Wednesday, November 2, 2011

Fisheries: Efficiency at an Expense

Marine foodstocks have been an integral part of the human food chain for tens of thousands of years. However, in an age of modern fishing techniques and a worldwide market that emphasizes high volumes of low-margin product, the fishing industry threatens to efficiently put itself out of business.



A purse seine attached to a trawler

Global fishing production accounted for nearly 90 billion tons of biomass harvested harvested from all sources of fishing in 2007. Yet, as the fishing industry grows thanks to innovations such as the purse seine, which increase fishing production, pressure to remain profitable and retain profit margins drive fishermen to overfish or poach others' fishing grounds, reducing the populations' ability to reproduce and retain sustainable levels of biomass.

To illustrate a what's at risk, a recent McKinsey study on fishery management around the world included a case study on the Eastern Atlantic bluefin tuna. Although it only accounts for 13,500 tons of biomass of the 90 billion tons caught, it generates more than $300 million in revenue due to the high value placed on it by specialized consumer segments (namely, the Japanese sushi market). If current conditions continue, the supply of the fish will collapse before 2015 due to near-extinction status. While it will remain profitable in the short run (McKinsey estimates net incomes of around $100 million per year up until 2014), the estimated future losses in terms of present value of the fish becoming unharvestable reach $2.6 billion dollars (from the time the stock is completely endangered to the time that the biomass reaches sufficient sustainablility levels). That means thousands of restaurants, fishermen, and ports losing out on pieces of that revenue.

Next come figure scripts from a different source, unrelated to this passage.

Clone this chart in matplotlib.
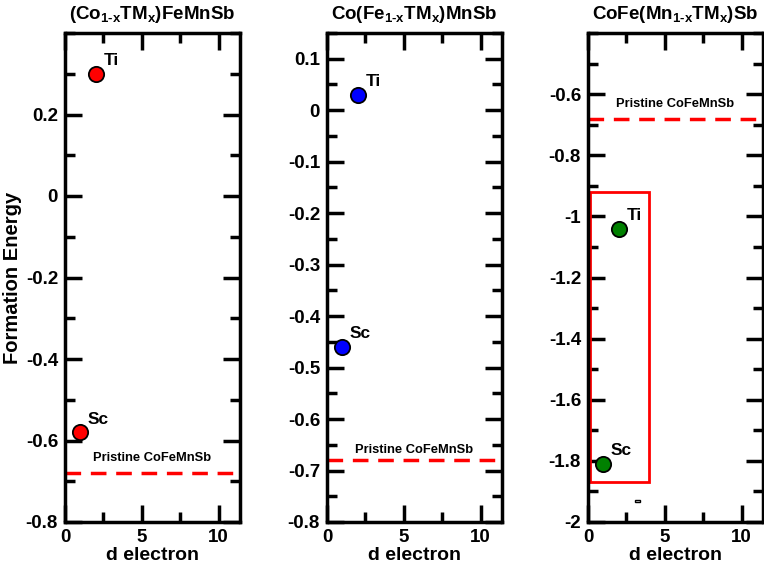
import matplotlib
matplotlib.use("Agg")
import matplotlib.pyplot as plt
from matplotlib.ticker import MultipleLocator, FixedLocator
from matplotlib.patches import Rectangle

plt.rcParams['font.family'] = ['Liberation Sans', 'DejaVu Sans']
plt.rcParams['font.weight'] = 'bold'
plt.rcParams['mathtext.fontset'] = 'custom'
plt.rcParams['mathtext.rm'] = 'Liberation Sans:bold'
plt.rcParams['mathtext.it'] = 'Liberation Sans:bold'
plt.rcParams['mathtext.bf'] = 'Liberation Sans:bold'

# ---- data ----
titles = [r'(Co$_{1\text{-}x}$TM$_{x}$)FeMnSb',
          r'Co(Fe$_{1\text{-}x}$TM$_{x}$)MnSb',
          r'CoFe(Mn$_{1\text{-}x}$TM$_{x}$)Sb']
elements = ['Sc', 'Ti']
d_electrons = [1, 2]
energy_co = [-0.58, 0.30]
energy_fe = [-0.46, 0.03]
energy_mn = [-1.81, -1.04]
pristine = -0.68
pristine_label = 'Pristine CoFeMnSb'
colors = ['#ff0000', '#0000ff', '#008000']
ylims = [(-0.8, 0.4), (-0.8, 0.15), (-2.0, -0.4)]
major_steps = [0.2, 0.1, 0.2]
minor_steps = [0.1, 0.05, 0.1]
label_y = [-0.642, -0.66, -0.633]
box_x = (0.1, 4.0)
box_y = (-1.87, -0.92)

series = [energy_co, energy_fe, energy_mn]

fig = plt.figure(figsize=(7.64, 5.68), dpi=100)
lefts = [65, 327, 588]
W, H = 764, 568
axes = []
for i in range(3):
    ax = fig.add_axes([lefts[i] / W, (H - 522) / H, 175 / W, 489 / H])
    axes.append(ax)
    ax.set_xlim(0, 11.4)
    ax.set_ylim(*ylims[i])
    lo, hi = ylims[i]
    step = major_steps[i]
    n = int(round((hi - lo) / step))
    majors = [lo + k * step for k in range(n + 1) if lo + k * step < hi - 1e-9]
    ax.yaxis.set_major_locator(FixedLocator(majors))
    ax.yaxis.set_minor_locator(MultipleLocator(minor_steps[i]))
    ax.xaxis.set_major_locator(MultipleLocator(5))
    ax.xaxis.set_minor_locator(MultipleLocator(2.5))
    ax.yaxis.set_major_formatter(plt.FuncFormatter(
        lambda v, p: ('%g' % round(v, 3)) if abs(v) > 1e-9 else '0'))
    ax.tick_params(which='both', direction='in', top=True, right=True,
                   width=2.5, labelsize=13.5, pad=5)
    ax.tick_params(which='major', length=12)
    ax.tick_params(which='minor', length=7)
    for s in ax.spines.values():
        s.set_linewidth(2.5)
    for t in ax.get_xticklabels() + ax.get_yticklabels():
        t.set_fontweight('bold')

    ax.axhline(pristine, color='#ff0000', lw=2.5, ls=(0, (4.5, 2.8)), zorder=1)
    ax.text(1.83, label_y[i], pristine_label, fontsize=9.3, fontweight='bold',
            ha='left', va='center')
    ax.plot(d_electrons, series[i], 'o', color=colors[i], markersize=11,
            markeredgecolor='black', markeredgewidth=1.3, zorder=3)
    for x, y, e in zip(d_electrons, series[i], elements):
        ax.annotate(e, (x, y), xytext=(5.5, 4), textcoords='offset points',
                    fontsize=12.5, fontweight='bold', ha='left', va='bottom')
    ax.set_xlabel('d electron', fontsize=14, fontweight='bold', labelpad=1)
    ax.set_title(titles[i], fontsize=13.5, fontweight='bold', pad=10)

axes[0].set_ylabel('Formation Energy', fontsize=14.5, fontweight='bold', labelpad=3)

ax3 = axes[2]
ax3.add_patch(Rectangle((box_x[0], box_y[0]), box_x[1] - box_x[0], box_y[1] - box_y[0],
                        fill=False, edgecolor='#ff0000', lw=2, zorder=2))
ax3.add_patch(Rectangle((3.05, -1.935), 0.35, 0.008, facecolor='white',
                        edgecolor='black', lw=1, zorder=2))

fig.savefig('out.png', dpi=100)
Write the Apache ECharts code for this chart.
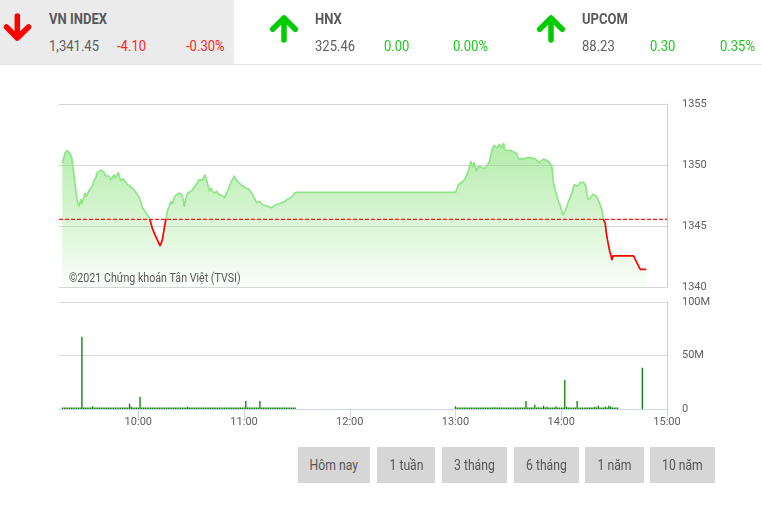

Why has this happened? The process by which the fish is acquired has become too good, and as more fishermen have begun operating in this lucrative segement of the fishing industry, decreasing fishing stocks have resulted in smaller catches. Purse seines such as the one depicted above can capture 50,000-60,000 tons of fish every year in this particular fishing ground, and with 60% of legitimate catches and 80% of illegal catches being performed by trawlers with purse seines, it is easy to imagine the effect on the fishing ground. Combined with the threat of incentives that promote maximization of fishing efficiency (quotas, lack of enforcement), the entire supply chain threatens to collapse.

The big question at hand: what should the commercial fishing industry and its affiliates in the restaurant industry do to prevent the collapse of a $500 billion dollar industry? Who will be hurt by advances in sustainability of the supply chain?

It may be that the consumers, the demand-side, will have to sacrifice cost and and flexibility/responsiveness of their suppliers in order to support the future sustainability and resilience of their supply chains. Choosing suppliers who operate legitimately and within their quotas will provide long-term supplier relationships (should they choose to pursue them) because they will simply be able to stick around longer and weather regulation better, especially if severe penalties are levied on illegal fishing. Although the cost of good fishery management is higher, the industry can survive if it follows lean practices.

The short-term losers, however, are the fishermen. Because they already rely on razor-thin margins in one of the world's most dangerous professions, many of the world's 180 million fishermen will be put out of business and will be forced to look for another job. Restaurants will also be hit by the increase in fish price as the good becomes scarcer, and in turn, some may decide to pass the buck to the consumer. Few entities along this value chain are unaffected by the threat of the suppliers collapsing.

Although efficiency is desired in many industries and companies are constantly reexamining how to leverage efficiency principles in every part of the supply chain, when the very existence of the industry is in peril due to unsustainable business practices, it is a top priority to scale back other desirable traits of the supply chain in favor of survival. Failure to do so makes those traits irrelevant anyway.